You can create this function in MSSQL
CREATE FUNCTION dbo.newUUID(@GUID varchar(36))
RETURNS varchar(35)
AS
BEGIN
RETURN left(@GUID, 23) + right(@GUID,12)
END

And set your default values to: dbo.newUUID(newid())

Julian Halliwell's Gravatar I agree with the general point that the best ID-generating method will depend on the context.

One that hasn't been mentioned so far (although the Oracle sequencing sounds similar) is manually created

database-wide 'unique' integers. This can give you the best of both integer and UUID worlds:

1) Create a table with a column "nextID" and enter the number 1 in a single row.
2) Create a function getNewID() as UDF or CFC method: it queries and selects the nextID value,

immediately increments it within a cflock/db transaction and returns the ID it selected
3) Whenever you add a row to any table just use call getNewID() as you would createUUID()

Pros:
* The ID is unique across the DB so you can refer to data rows (items/objects) whichever table they're stored in. This is an advantage over UUID if you *want* users to be able to type the IDs (and/or you want to keep them short for URLs), obviously not appropriate for items that are better obscured. Couple this with URL_rewriting and an object type lookup table, and you've got a simple mechanism for locating any page with just a number, regardless of which table the primary key content is stored in or the logic required to generate it.

* Gives you the same control/access as UUID, so you can use these IDs for objects that haven't been

saved to the DB yet. Once generated it won't be created again *within the DB*

* Performance benefit of sequenced integers vs UUIDs

* Portable in the sense that auto-numbering will not be an issue.

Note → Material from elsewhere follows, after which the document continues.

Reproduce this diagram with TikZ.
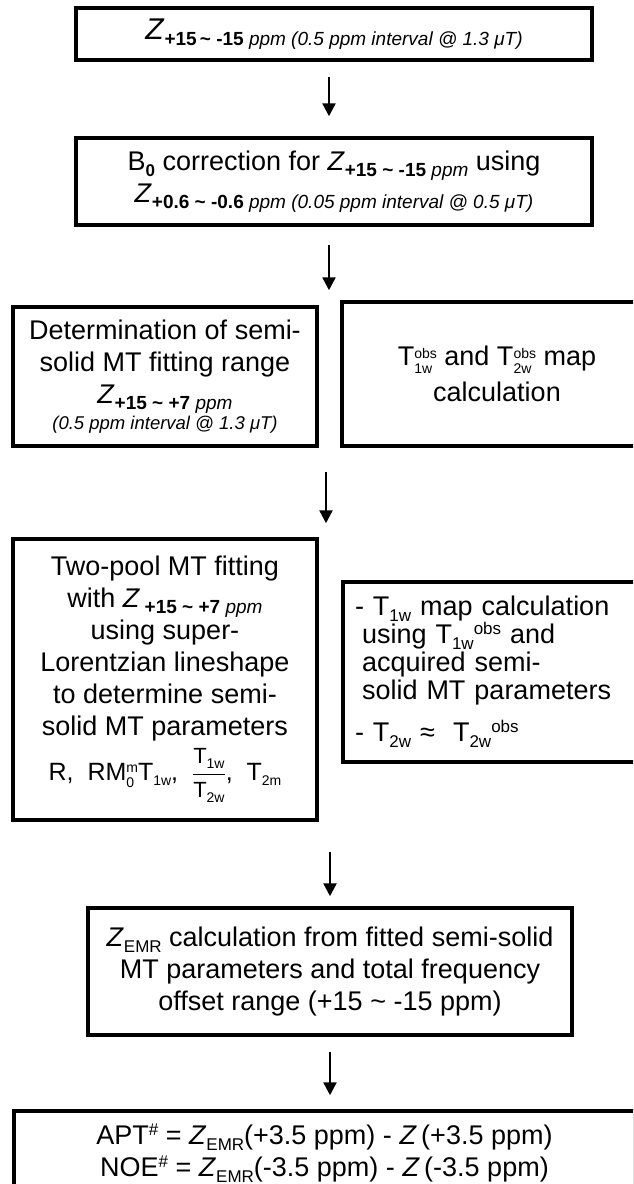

* inTRA DB merge-friendly: ie you could potentially move rows from one table to another within the same DB (unlike auto-numbers)

Cons:
* Not intER-DB merge-friendly (ie between different DBs), same as integers in general (and auto-number in particular).
* Non-obscure
* Small one-off manual set up as compared with no setup for UUID.

I've used this successfully in apps for years, but I also use UUIDs and auto-numbers where appropriate.

As Rob says: look at the options, understand the implications in each case and make your choice.